Ok, I guess I didn’t blow his mind. He was really fighting me on this, but as I continued to ask him questions I learned he only did fill his tires up once…. with a silicone material that turned his tubes into one solid mass.
“Sure it added 30 extra pounds to my bike and it never shifted right again, but I NEVER got a flat” he said.
“Well, the whole point of having a bike with gears is to use them. Right? There is a better way. You can get a puncture resistant tire that is lined with kevlar so you can prevent flats, but even those you have to pump up or you are still susceptible to pinch flats, like when you hit that bump or rodent or whatever it was in that very detailed story you told me, the lack of air made your flat tire nightmare a reality.” I could see the information I was giving him was slowly sinking in. As we continue to talk and he explained his ride to me we started to talk about tires and the huge role they play in your bike.

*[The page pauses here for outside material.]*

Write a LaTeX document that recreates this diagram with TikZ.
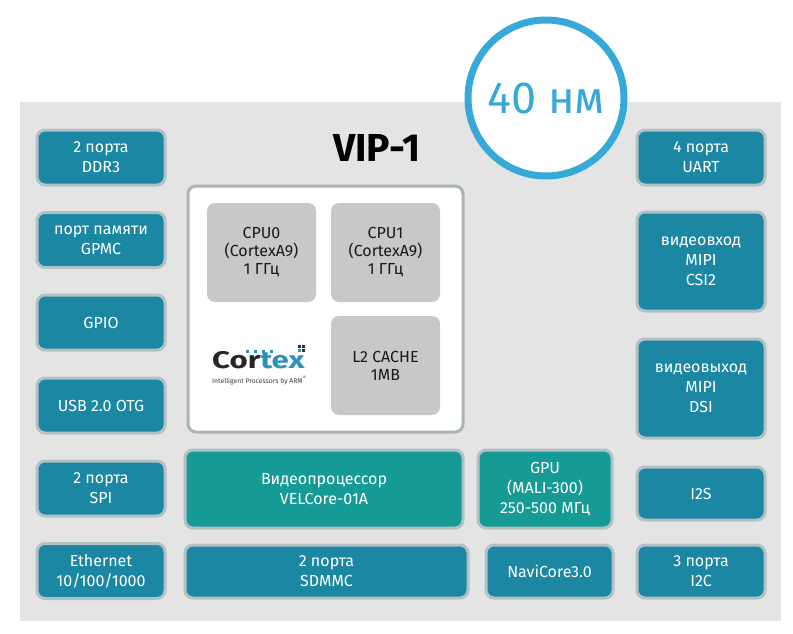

“I’m a pretty fit guy. Hell, people mistake me for Burt all the time, so that says something right there, but I keep getting passed by people who I know I am faster than. Even old ladies with small dogs in their baskets. Is that because of my tires?”
“Yes, it most certainly is.”
As I fix his flat, I explain PSI, show him a floor pump, and some good tires because we all start have to start somewhere. Soon, this customer will swap out those huge knobby tires for something with a higher pressure and less rolling resistance, which will make me happy, because that means he learned something from our chat. He will add a rack to that hard tail. His bar ends will have bar ends. Both of his panniers will bear the reflective slow moving vehicle symbol and after he spends some serious time in the saddle between 8-9 am and 5-6pm they will achieve their CAT4 commuter status. Although none of this starts without that very first lesson: flats happen. Get over it.